1 Mayıs Bizim Günümüz, Anlatılan Bizim Hikayemiz !
Mısır Piramitlerini inşa eden kölelerden bugüne değişen pek bir şey yok. Sömürünün biçimi farklılaşmış olsa da içeriği aynı. Pandemi sürecinin başlagıcından bu yana sömürü vahşi bir şekilde artarken artık Covid’in işçi sınıfı hastalığı olma yolunda ilerlemesi şaşırtıcı değil. Tarih boyunca veba dönemlerinde soylular kendini korurken yoksul halk ise daima telef olmuştur. Bugün de önlemler ve aşılar, ortaya çıktığı gibi ilk olarak üreten emekçileri değil, burjuvaları korumaya başlamıştır.
Geçen yıl 1 Mayıs için sözümüz “salgınlarında kâr için ölünmeyen, başka bir dünya mümkün” sözüydü. Geçen 1 yılın ardından bu söz güncelliğini korumakta.
1 Mayıs içinde bulunduğumuz sömürü ve ölüm çarkının en üst perdeden tehşir edilmesi gereken gündür. Bu nedenle pandemi önlemleri adı altında “afiş ve sticker” yapıştırılmasını bile yasaklayan bir saldırı altında. Tüm bu yasaklara ve saldırılara rağmen işçi ve emekçilerin, üreten tüm kesimlerin sözü hâlâ sokaklarda yankılanmaktadır, başka bir dünya mümkün şiarı ağızlardan güç ve kuvvet ile çıkmaktadır.
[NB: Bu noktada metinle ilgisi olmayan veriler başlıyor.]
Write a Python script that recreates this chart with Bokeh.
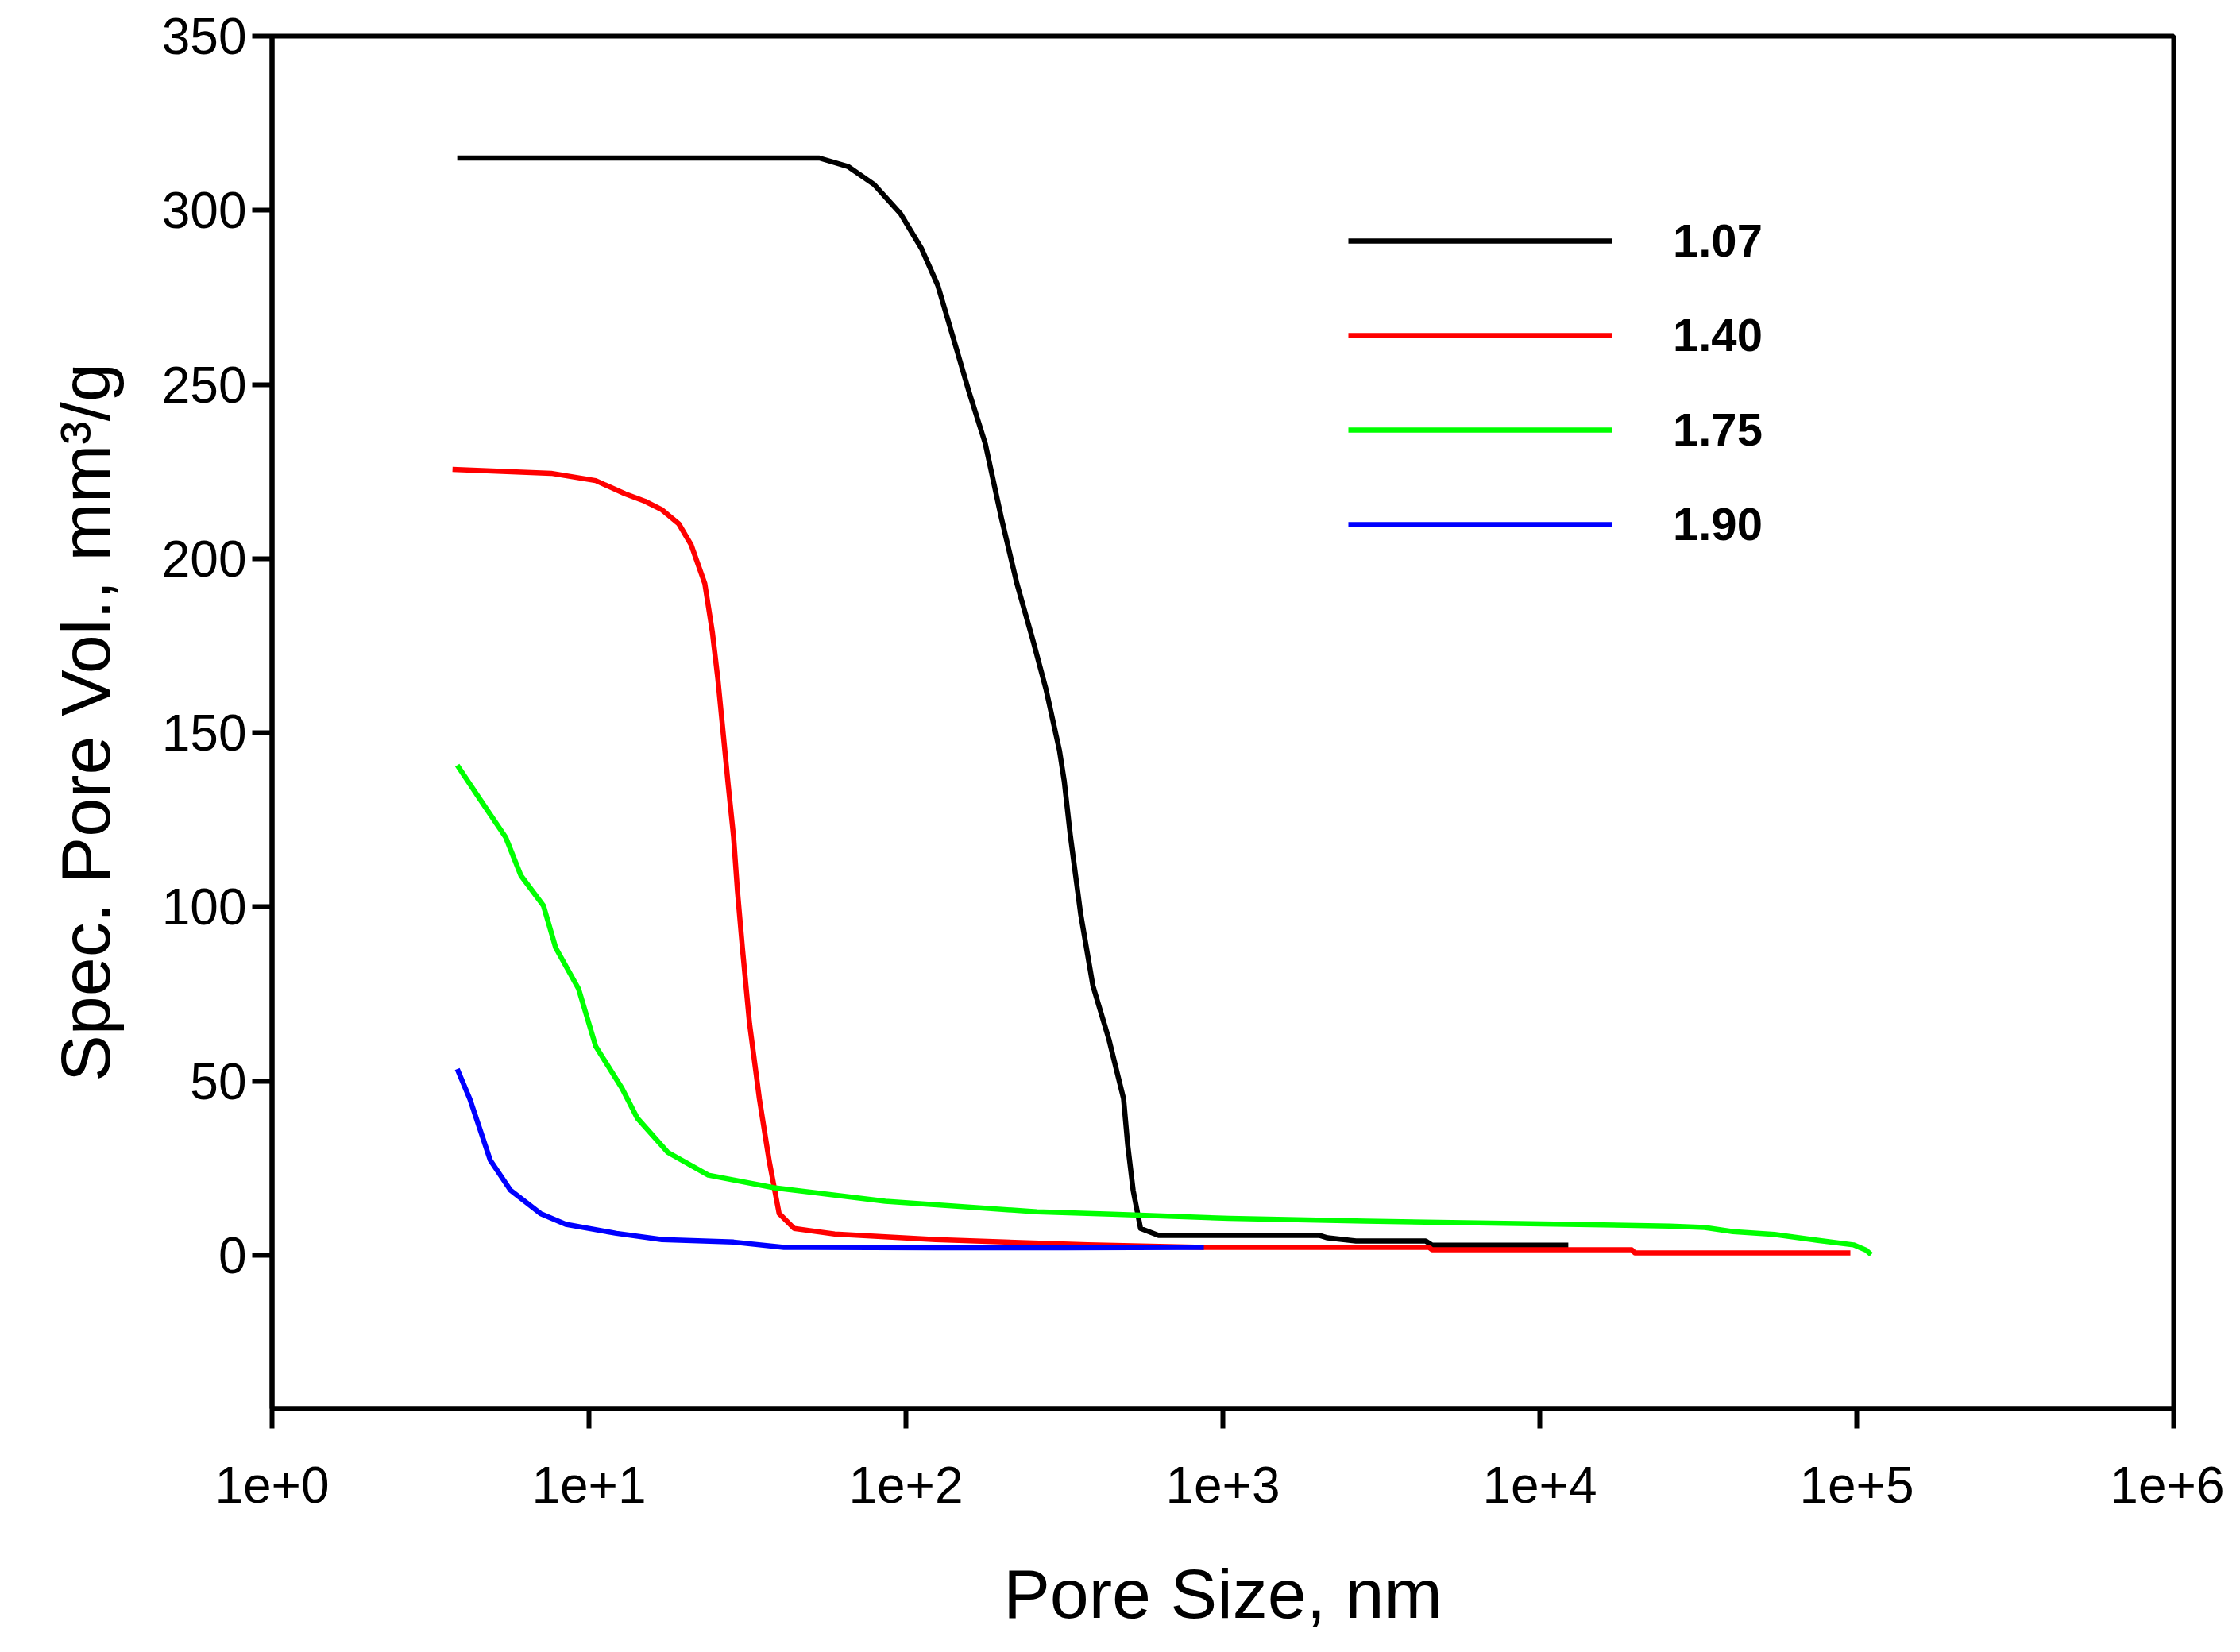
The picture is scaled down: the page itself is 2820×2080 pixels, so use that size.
from bokeh.plotting import figure
from bokeh.models import Range1d, FixedTicker, Legend, LegendItem
from bokeh.embed import file_html
from bokeh.resources import INLINE

# ---- data (pore size in nm, specific pore volume in mm^3/g) ----
size_107 = [3.84, 10, 31.6, 53.3, 65.6, 79.4, 96.2, 112, 126, 141, 158, 178, 200, 224,
            251, 277, 305, 316, 330, 356, 389, 437, 486, 501, 521, 550, 627, 1000, 2023,
            2140, 2630, 4365, 4571, 12300]
vol_107 = [315, 315, 315, 315, 312.6, 307.4, 299, 289, 278.5, 263.4, 248, 233, 211.7, 192.8,
           176.9, 162.3, 145, 136, 120.7, 97.9, 77.4, 62, 45, 31.6, 18.7, 7.7, 5.7, 5.7, 5.7,
           5.0, 4.1, 4.1, 2.9, 2.9]

size_140 = [3.71, 7.59, 10.5, 13.0, 15.0, 17.0, 19.2, 21.0, 23.2, 24.5, 25.5, 26.5, 27.5,
            28.6, 29.4, 30.5, 32.1, 34.5, 37.0, 39.8, 44.4, 59.6, 124, 375, 871, 4467, 4571,
            19500, 19950, 95500]
vol_140 = [225.6, 224.5, 222.4, 218.6, 216.5, 214, 210, 204, 192.8, 179, 165.5, 150, 135,
           120, 104.7, 88, 66.6, 44.8, 27.3, 12, 7.7, 6.1, 4.5, 3.0, 2.3, 2.3, 1.6, 1.6, 0.7,
           0.7]

size_175 = [3.84, 4.53, 5.46, 6.10, 7.18, 7.85, 9.27, 10.5, 12.7, 14.2, 17.7, 23.8, 38.4,
            86.1, 259, 447, 1047, 2818, 8511, 15850, 25700, 33100, 40700, 55000, 72400,
            97700, 107000, 111000]
vol_175 = [140.7, 130.9, 120, 109, 100.4, 88.3, 76.5, 60, 48, 39.4, 29.6, 23, 19.4, 15.5,
           12.5, 11.8, 10.6, 9.8, 9.1, 8.7, 8.4, 8.0, 6.8, 6.0, 4.5, 3.0, 1.5, 0.2]

size_190 = [3.84, 4.21, 4.88, 5.65, 7.03, 8.45, 12.2, 17.0, 28.6, 41.2, 124, 316, 871]
vol_190 = [53.5, 44.8, 27.3, 18.7, 12, 8.9, 6.3, 4.5, 3.8, 2.3, 2.2, 2.2, 2.3]

series_labels = ["1.07", "1.40", "1.75", "1.90"]
series_colors = ["#000000", "#ff0000", "#00ff00", "#0000ff"]
series_sizes = [size_107, size_140, size_175, size_190]
series_vols = [vol_107, vol_140, vol_175, vol_190]

x_tick_values = [1, 10, 100, 1000, 10000, 100000, 1000000]
x_tick_labels = ["1e+0", "1e+1", "1e+2", "1e+3", "1e+4", "1e+5", "1e+6"]
y_tick_values = [0, 50, 100, 150, 200, 250, 300, 350]

FONT = "Liberation Sans"

p = figure(width=2800, height=2064, x_axis_type="log",
           x_range=Range1d(1, 1e6), y_range=Range1d(-44, 350),
           output_backend="svg", toolbar_location=None,
           min_border_left=342, min_border_right=64,
           min_border_top=45, min_border_bottom=291)

p.grid.visible = False
p.background_fill_color = "white"
p.border_fill_color = "white"
p.outline_line_color = "black"
p.outline_line_width = 6
p.outline_line_alpha = 1

renderers = []
for xs, ys, c in zip(series_sizes, series_vols, series_colors):
    r = p.line(xs, ys, line_color=c, line_width=6.5, line_join="round")
    renderers.append(r)

# axes
p.xaxis.ticker = FixedTicker(ticks=x_tick_values, minor_ticks=[])
p.xaxis.major_label_overrides = {v: l for v, l in zip(x_tick_values, x_tick_labels)}
p.yaxis.ticker = FixedTicker(ticks=y_tick_values, minor_ticks=[])

for ax in (p.xaxis[0], p.yaxis[0]):
    ax.axis_line_color = "black"
    ax.axis_line_width = 6
    ax.major_tick_line_color = "black"
    ax.major_tick_line_width = 6
    ax.major_tick_out = 25
    ax.major_tick_in = 0
    ax.minor_tick_line_color = None
    ax.major_label_text_font = FONT
    ax.major_label_text_font_size = "64px"
    ax.major_label_text_color = "black"
    ax.axis_label_text_font = FONT
    ax.axis_label_text_font_size = "88px"
    ax.axis_label_text_font_style = "normal"
    ax.axis_label_text_color = "black"

p.xaxis.axis_label = "Pore Size, nm"
p.xaxis.major_label_standoff = 48
p.xaxis.axis_label_standoff = 62
p.yaxis.axis_label = "Spec. Pore Vol., mm³/g"
p.yaxis.major_label_standoff = 7
p.yaxis.axis_label_standoff = 44

legend = Legend(
    items=[LegendItem(label=lab, renderers=[r]) for lab, r in zip(series_labels, renderers)],
    location=(1355, 1080),
    label_text_font=FONT,
    label_text_font_size="58px",
    label_text_font_style="bold",
    label_text_color="black",
    glyph_width=333, glyph_height=60, label_height=60,
    spacing=52, label_standoff=76,
    padding=0, margin=0,
    border_line_alpha=0, background_fill_alpha=0,
)
p.add_layout(legend)

open("out.html", "w").write(file_html(p, INLINE))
Çünkü başka bir seçeneğimiz kalmamıştır. Ya Koronadan ölüm ya yoksullaktan ve sefaletten ölüm.
Taleplerimiz açık ve nettir.
-Sağlıklı ve güvenceli çalışma.
Kod29 gibi patronların oyuncağı olan saldırı maddelerinin kaldırılması.
Ücretsiz izin vb. adı altında işten çıkartmaların son bulması.
Düşük ücretlerin ve uzun mesailerin son bulması.
-Kültür emekçilerine destek verilmesi.
Tiyatro ve Müzik emekçilerinin yaşamlarını sürdürebileceği şartların sağlanması.
-Sağlık emekçilerine, güvenli çalışma ve insani çalışma saatlerinin oluşturulması.
Evden çalışan emekçilerin maaşlarının düşürülüp mesailerinin arttırılmasına son verilmesi.